Two of the newest fall temporary collections have little in common other than they offer a welcome escape to worlds far beyond Upstate New York. African Forms: Selections from the Ginzberg Collection takes us deep into ancient Africa, while California Dreamin’ shows an early twentieth-century Pictorialist view of Californian life. Both will offer something for everyone, from the art enthusiast to the historian to the curious passerby.

African Forms: Selections from the Ginzberg Collection

A portion of the much larger Ginzberg collection, African Forms is a compilation of objects used in the daily lives of tribal members all across the African continent, including areas like South Africa, East Africa and the Sahara not typically represented when we see African art. The collection attempts to show the aesthetic beauty of items that were created with a purpose, not simply for looking at.

Items range from jewelry to musical instruments and weapons to textiles, each so intricate that it is hard to believe anyone could ever use them as often as we would use a bowl or a chair in our apartments and dorms. Not to mention the painstaking hours it would take to create something like a hat made entirely of human hair or a full skirt of almost microscopic beads.

The exhibit is wonderfully detailed in its account of the artists’ lives and histories, how they used the object, and what it symbolized to them. Not all of the information is known today, however, and objects like elaborately woven wicker shields display mysterious symbols. Yet this doesn’t make them any less impressive.

Beyond a history lesson, though, viewers may leave this exhibit with the sense that perhaps objects that we use in everyday life will someday be viewed as an art form too. But it is more likely that nothing we create today can compare to the beauty of these objects hand-created with such obvious care and devotion. African Forms will be on display until October 3.

California Dreamin’

California Dreamin’ is a different sort of history lesson, examining the early twentieth-century Pictorialist practice, which at the time was viewed as photography that opposed the increasingly popular modernist practices. Pictorialist art was largely ignored during the 1910s, although looking at this collection will make you wonder how that was even possible. The exhibit includes works from both amateur and professional photographers who were members of the San Francisco California Camera Club and the Camera Pictorialists of Los Angeles. While many of the names are unfamiliar to those of us here on the East Coast, there are some early works from very recognizable names like Edward Weston and Ansel Adams as well.
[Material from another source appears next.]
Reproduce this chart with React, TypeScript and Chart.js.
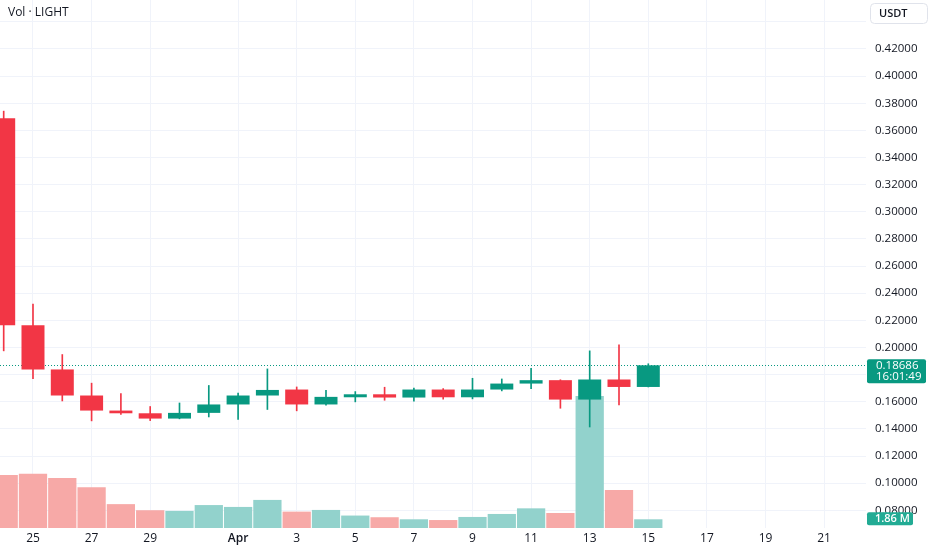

Many of the photos are what you might expect: views of breathtaking Californian landscape, palm trees and portraits of faces that look straight out of Hollywood. However, there are some unexpected pieces as well, like Lorraine Arnold’s Untitled (Mixing Bowl) and Johan Hagemeyer’s Pedestrians. Electric beaters in a mixing bowl or a blurred view of people on a ’20s-era city street are certainly reflections of early twentieth century American life, but probably not what one might think of when they think about California. In this way, California Dreamin’ succeeds in its goal of opening our eyes to an era in West Coast photography we may not have been previously exposed to.

Though not a large exhibit, the variety and detail in each piece is enough to want to literally examine them under a magnifying glass (available at the exhibit entrance). The exhibit is striking and refreshing; be sure to catch it before it closes October 17.